Some people think digital ID schemes are only provided for by governments. But the private sector is getting increasingly involved - and what is important is ensuring reliable, independent systems.
Those systems would help combat money laundering.
It is very hard to estimate how much money is laundered around the world - but various reports and investigations put the figure at somewhere between the many hundreds of billions of US dollars and trillions of dollars every year.
Money laundering allows drug dealers, arms traffickers, corrupt politicians - you name it - to conceal their dirty cash.
So cooperation between governments, banks and the private sector is crucial to creating a more secure financial system.
At the moment, many countries are playing by their own digital ID rules.
But what we are seeing develop is a growing, global digital ID world… and the FATF global standards can help collaboration between major players.
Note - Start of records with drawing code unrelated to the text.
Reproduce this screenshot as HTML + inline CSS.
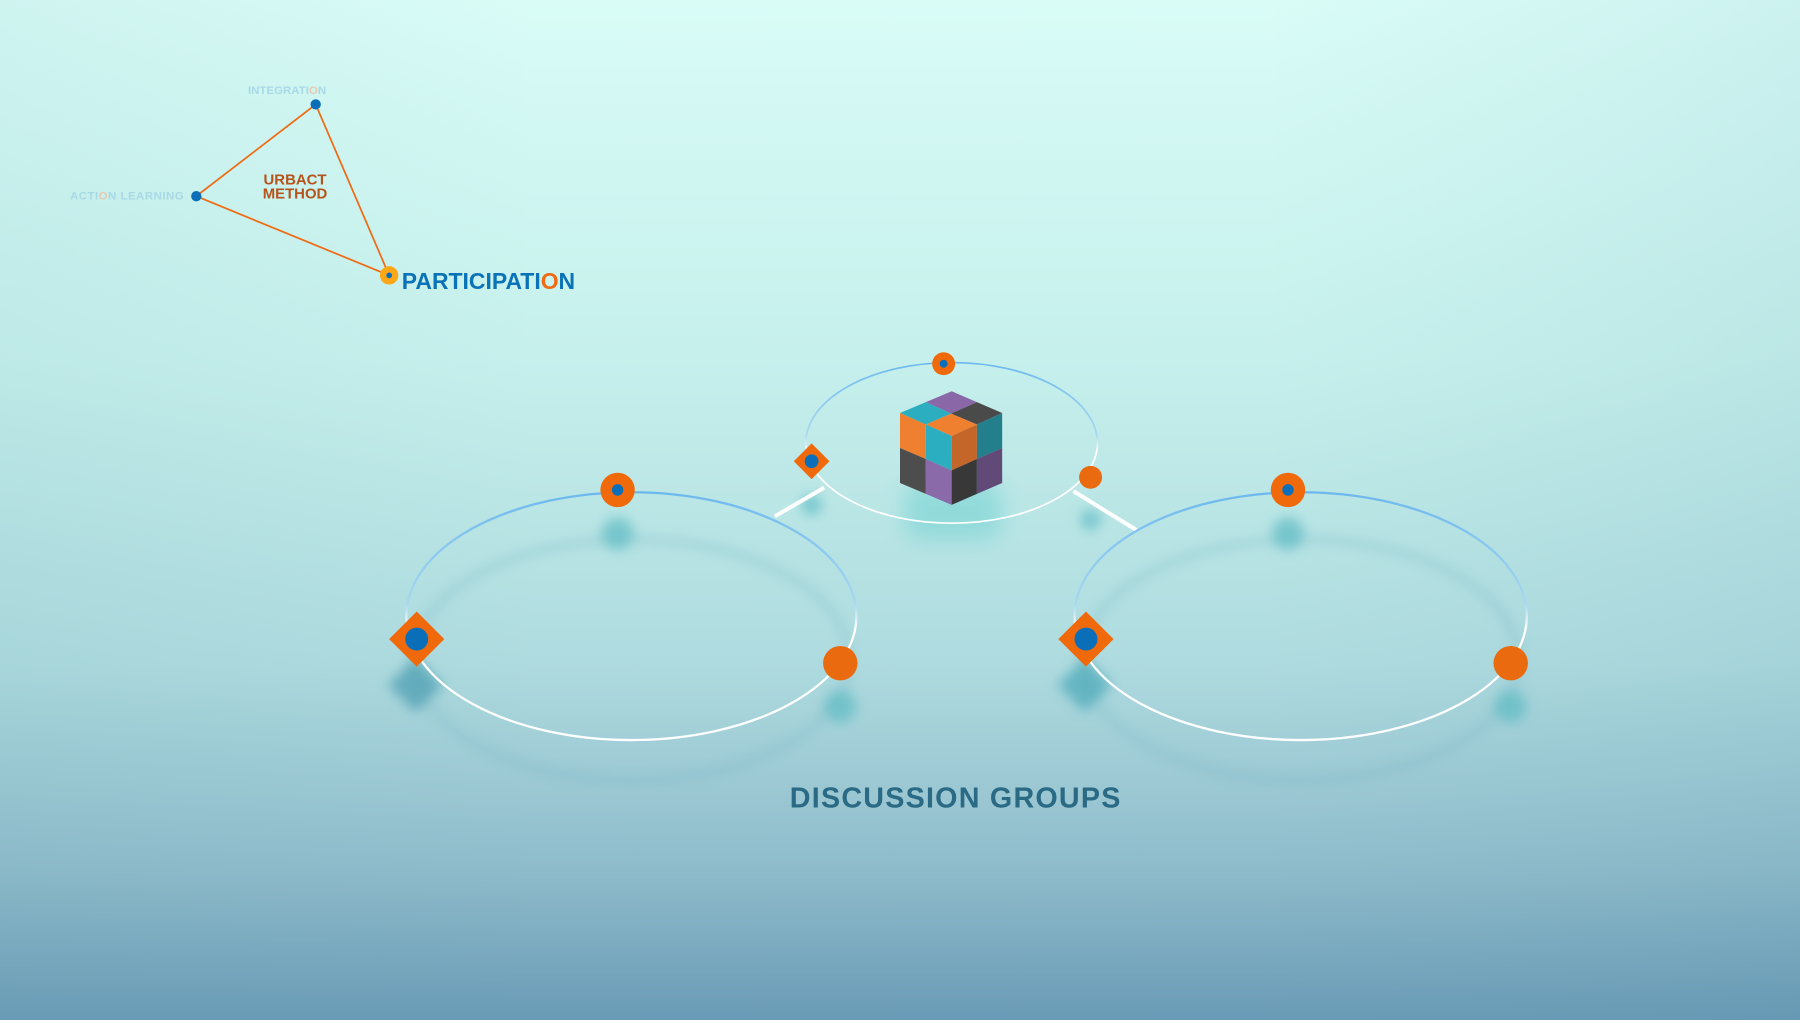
<!DOCTYPE html>
<html><head><meta charset="utf-8"><style>
html,body{margin:0;padding:0;width:1800px;height:1020px;overflow:hidden}
svg{display:block}
text{font-family:"Liberation Sans",sans-serif;font-weight:bold}
</style></head><body>
<svg width="1800" height="1020" viewBox="0 0 1568 889" preserveAspectRatio="none" xmlns="http://www.w3.org/2000/svg">
<defs>
<linearGradient id="bg" x1="0" y1="0" x2="0" y2="1">
<stop offset="0" stop-color="#d9fcf7"/>
<stop offset="0.35" stop-color="#c6f0ec"/>
<stop offset="0.65" stop-color="#aedbdf"/>
<stop offset="0.85" stop-color="#8fbccb"/>
<stop offset="1" stop-color="#6a9bb6"/>
</linearGradient>
<linearGradient id="side" x1="0" y1="0" x2="1" y2="0">
<stop offset="0" stop-color="#5a9aa8" stop-opacity="0.08"/>
<stop offset="0.3" stop-color="#5a9aa8" stop-opacity="0"/>
<stop offset="0.7" stop-color="#5a9aa8" stop-opacity="0"/>
<stop offset="1" stop-color="#3a7a98" stop-opacity="0.08"/>
</linearGradient>
<linearGradient id="ring" x1="0" y1="0" x2="0" y2="1">
<stop offset="0" stop-color="#6cb8ee"/>
<stop offset="0.45" stop-color="#a8d8f0"/>
<stop offset="0.55" stop-color="#ffffff"/>
<stop offset="1" stop-color="#ffffff"/>
</linearGradient>
<filter id="blur" x="-50%" y="-50%" width="200%" height="200%"><feGaussianBlur stdDeviation="5"/></filter>
<filter id="blur8" x="-50%" y="-50%" width="200%" height="200%"><feGaussianBlur stdDeviation="9"/></filter>
</defs>
<rect width="1568" height="889" fill="url(#bg)"/>
<rect width="1568" height="889" fill="url(#side)"/>

<!-- triangle -->
<polyline points="275,91 171,171 339,240 275,91" fill="none" stroke="#f06a12" stroke-width="1.5"/>
<circle cx="275" cy="91" r="4.5" fill="#0a6fb8"/>
<circle cx="171" cy="171" r="4.5" fill="#0a6fb8"/>
<circle cx="339" cy="240" r="8" fill="#fba717"/>
<circle cx="339" cy="240" r="2.5" fill="#0a6fb8"/>
<text x="216" y="82" font-size="10" fill="#a7d9e6">INTEGRATI<tspan fill="#e8c9b0">O</tspan>N</text>
<text x="61" y="174" font-size="10" fill="#a7d9e6" textLength="99">ACTI<tspan fill="#e8c9b0">O</tspan>N LEARNING</text>
<text x="257" y="161" font-size="13" fill="#b5531a" text-anchor="middle">URBACT</text>
<text x="257" y="173" font-size="13" fill="#b5531a" text-anchor="middle">METHOD</text>
<text x="350" y="252" font-size="20" fill="#0a73b7">PARTICIPATI<tspan fill="#f06a12">O</tspan>N</text>

<!-- ring shadows -->
<ellipse cx="550" cy="575" rx="190" ry="105" fill="none" stroke="#6aaebd" stroke-width="5" opacity="0.35" filter="url(#blur)"/>
<ellipse cx="1133" cy="575" rx="190" ry="105" fill="none" stroke="#6aaebd" stroke-width="5" opacity="0.35" filter="url(#blur)"/>
<!-- node shadows -->
<g fill="#5fbcc4" filter="url(#blur)" opacity="0.7">
<circle cx="538" cy="465" r="14"/><circle cx="732" cy="616" r="14"/><circle cx="1122" cy="465" r="14"/><circle cx="1316" cy="616" r="14"/>
<rect x="345" y="580" width="34" height="34" transform="rotate(45 362 597)" fill="#4a9cb0"/>
<rect x="928" y="580" width="34" height="34" transform="rotate(45 945 597)" fill="#4aa8b8"/>
<circle cx="707" cy="440" r="9"/><circle cx="950" cy="453" r="9"/>
</g>
<rect x="788" y="420" width="84" height="50" rx="14" fill="#6cd0d0" opacity="0.5" filter="url(#blur8)"/>

<!-- connectors -->
<line x1="675" y1="450" x2="718" y2="425" stroke="#ffffff" stroke-width="3.5"/>
<line x1="935" y1="428" x2="990" y2="462" stroke="#ffffff" stroke-width="3.5"/>

<!-- rings -->
<ellipse cx="829" cy="386" rx="127" ry="70" fill="none" stroke="url(#ring)" stroke-width="1.5"/>
<ellipse cx="550" cy="537" rx="196" ry="108" fill="none" stroke="url(#ring)" stroke-width="2"/>
<ellipse cx="1133" cy="537" rx="197" ry="108" fill="none" stroke="url(#ring)" stroke-width="2"/>

<!-- cube -->
<g stroke="none">
<polygon points="829,341 851,350.5 828.5,360.5 806.5,350.5" fill="#8a67a6"/>
<polygon points="806.5,350.5 828.5,360.5 806.5,370 784,360" fill="#2aaec0"/>
<polygon points="851,350.5 873,360 851,370 828.5,360.5" fill="#4a4a4a"/>
<polygon points="828.5,360.5 851,370 829,380 806.5,370" fill="#ef8030"/>
<polygon points="784,360 806.5,370 806.5,400 784,390.5" fill="#ef8030"/>
<polygon points="806.5,370 829,380 829,410 806.5,400" fill="#2aaec0"/>
<polygon points="784,390.5 806.5,400 806.5,430.5 784,421" fill="#4d4d4d"/>
<polygon points="806.5,400 829,410 829,440 806.5,430.5" fill="#8a6aa8"/>
<polygon points="829,380 851,370 851,400 829,410" fill="#c4652a"/>
<polygon points="851,370 873,360 873,390.5 851,400" fill="#237f8b"/>
<polygon points="829,410 851,400 851,430.5 829,440" fill="#383838"/>
<polygon points="851,400 873,390.5 873,421 851,430.5" fill="#624a78"/>
</g>

<!-- nodes small ring -->
<circle cx="822" cy="317" r="10" fill="#f06a0c"/><circle cx="822" cy="317" r="3.5" fill="#0a6fb8"/>
<rect x="696" y="391" width="22" height="22" transform="rotate(45 707 402)" fill="#f06a0c"/>
<circle cx="707" cy="402" r="6" fill="#0a6fb8"/>
<circle cx="950" cy="416" r="10" fill="#ea6a10"/>

<!-- left ring nodes -->
<circle cx="538" cy="427" r="15" fill="#f06a0c"/><circle cx="538" cy="427" r="5" fill="#0a6fb8"/>
<rect x="346" y="540" width="34" height="34" transform="rotate(45 363 557)" fill="#f06a0c"/>
<circle cx="363" cy="557" r="10" fill="#0a6fb8"/>
<circle cx="732" cy="578" r="15" fill="#ea6a10"/>

<!-- right ring nodes -->
<circle cx="1122" cy="427" r="15" fill="#f06a0c"/><circle cx="1122" cy="427" r="5" fill="#0a6fb8"/>
<rect x="929" y="540" width="34" height="34" transform="rotate(45 946 557)" fill="#f06a0c"/>
<circle cx="946" cy="557" r="10" fill="#0a6fb8"/>
<circle cx="1316" cy="578" r="15" fill="#ea6a10"/>

<text x="832" y="704" font-size="25" fill="#2a6a84" text-anchor="middle" textLength="288">DISCUSSION GROUPS</text>
</svg>
</body></html>
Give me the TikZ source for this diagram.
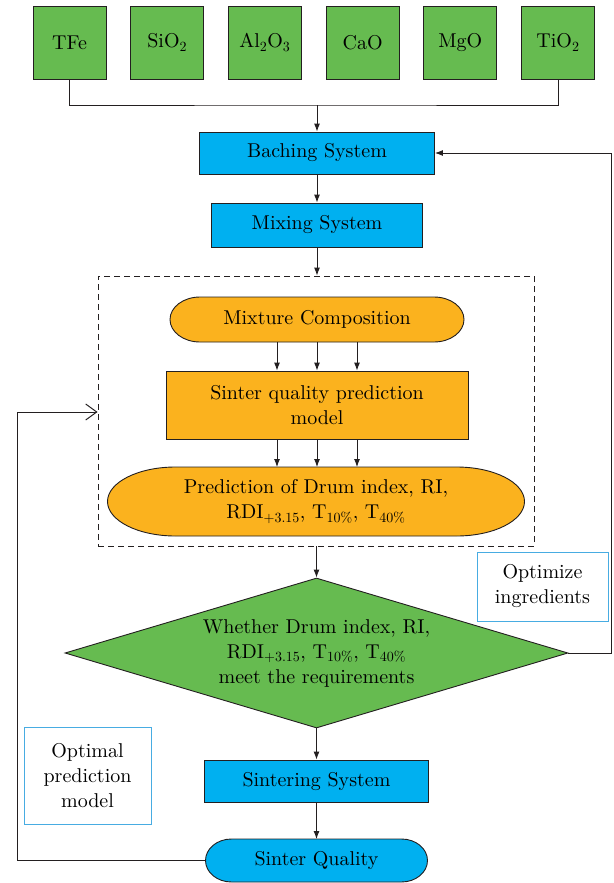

We have been very proactive in engaging with digital ID experts and the private sector to develop something that can work.
And we are asking for feedback to help us create the best and most effective standards.
Finally, I want to talk to you about risks.
Traditional forms of identification obviously carry well-known risks. But when discussing the possibilities of Digital ID’s we also have to look at the dangers… and for that matter, learn a whole new vocabulary.
Phishing. Cyber attacks. Man in the middle attacks. Synthetic identities. Credential stuffing. These are just some of the terms used. Do you know all of them
The fact is that criminals are becoming more technologically sophisticated.
That’s why a key aim of our guidance is to increase the broader awareness of what digital ID is and what it involves, to understand the risks.
The risks can occur at different stages.
Criminals can try to impersonate another person by stealing their identity. They can create a ‘synthetic identity’ by mashing together real and fake information.
Large databases could also lead to opportunities for fraud and identity theft. And sophisticated attacks online could target many people in one go.
Another risk is the period when an identity is being authenticated. Stolen, weak or default passwords are behind more than 80 percent of data breaches.
There are going to be risks in the future that we don’t even know about. I’m not going to go all Donald Rumsfeld known unknowns on you - but you get my point. Systems are constantly developing - and criminals will seek to exploit them in new ways.
The FATF Guidance provides advice on how to assess and manage these risks. And sets out an overall framework that focuses not only on Digital ID, but also issues such as data protection, resourcing, maintenance and much more.
We want to help the world get ready for the technological change that is already underway and changing the financial landscape fast. With common sense, cooperation and good will we can take important steps to take action on money laundering and terrorist financing.
Stakeholders have until the end of the month of provide us with feedback.
We aim to finalise the guidance in 2020.